Work out the number of lines in the listing that include the string "draw". Reply with that number alone.
-.-.-
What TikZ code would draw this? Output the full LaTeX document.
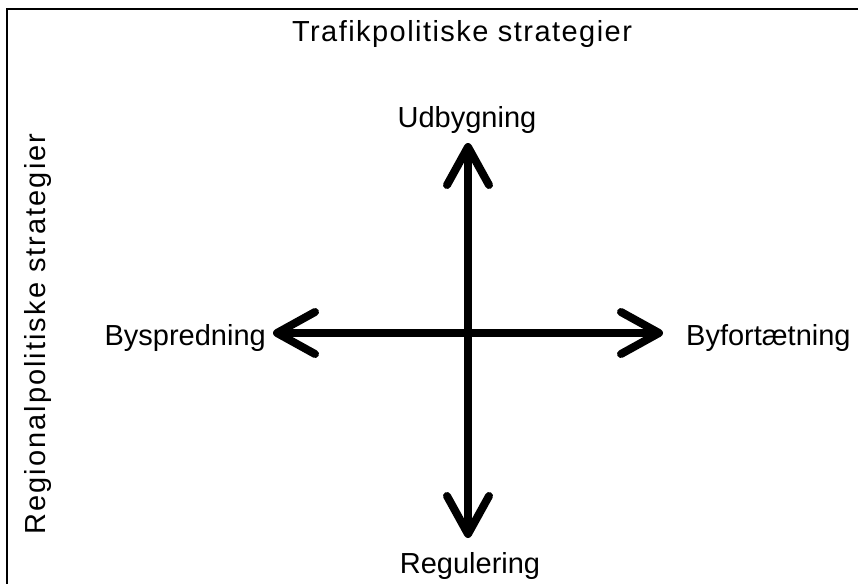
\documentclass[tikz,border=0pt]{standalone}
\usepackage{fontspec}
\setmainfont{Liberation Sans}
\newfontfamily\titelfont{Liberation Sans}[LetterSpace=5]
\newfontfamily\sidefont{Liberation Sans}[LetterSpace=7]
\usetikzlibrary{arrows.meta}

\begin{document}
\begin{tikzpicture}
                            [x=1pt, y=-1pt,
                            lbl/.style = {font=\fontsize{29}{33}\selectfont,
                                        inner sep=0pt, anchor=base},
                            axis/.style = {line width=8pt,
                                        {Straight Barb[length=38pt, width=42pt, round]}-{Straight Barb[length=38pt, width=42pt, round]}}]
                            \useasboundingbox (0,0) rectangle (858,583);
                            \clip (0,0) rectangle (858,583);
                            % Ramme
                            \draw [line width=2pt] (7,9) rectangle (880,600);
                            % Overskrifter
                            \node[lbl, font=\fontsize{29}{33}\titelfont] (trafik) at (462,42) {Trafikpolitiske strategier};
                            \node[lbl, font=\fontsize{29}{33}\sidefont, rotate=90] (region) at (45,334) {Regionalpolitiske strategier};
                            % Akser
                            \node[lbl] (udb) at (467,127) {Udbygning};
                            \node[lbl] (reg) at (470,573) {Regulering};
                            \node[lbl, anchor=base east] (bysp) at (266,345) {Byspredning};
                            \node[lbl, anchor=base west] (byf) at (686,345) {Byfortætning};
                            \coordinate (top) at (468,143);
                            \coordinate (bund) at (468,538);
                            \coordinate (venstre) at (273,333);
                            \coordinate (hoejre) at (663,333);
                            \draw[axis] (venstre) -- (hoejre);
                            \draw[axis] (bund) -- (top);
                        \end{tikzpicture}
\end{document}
-.-.-
## Answer to the exercise:
4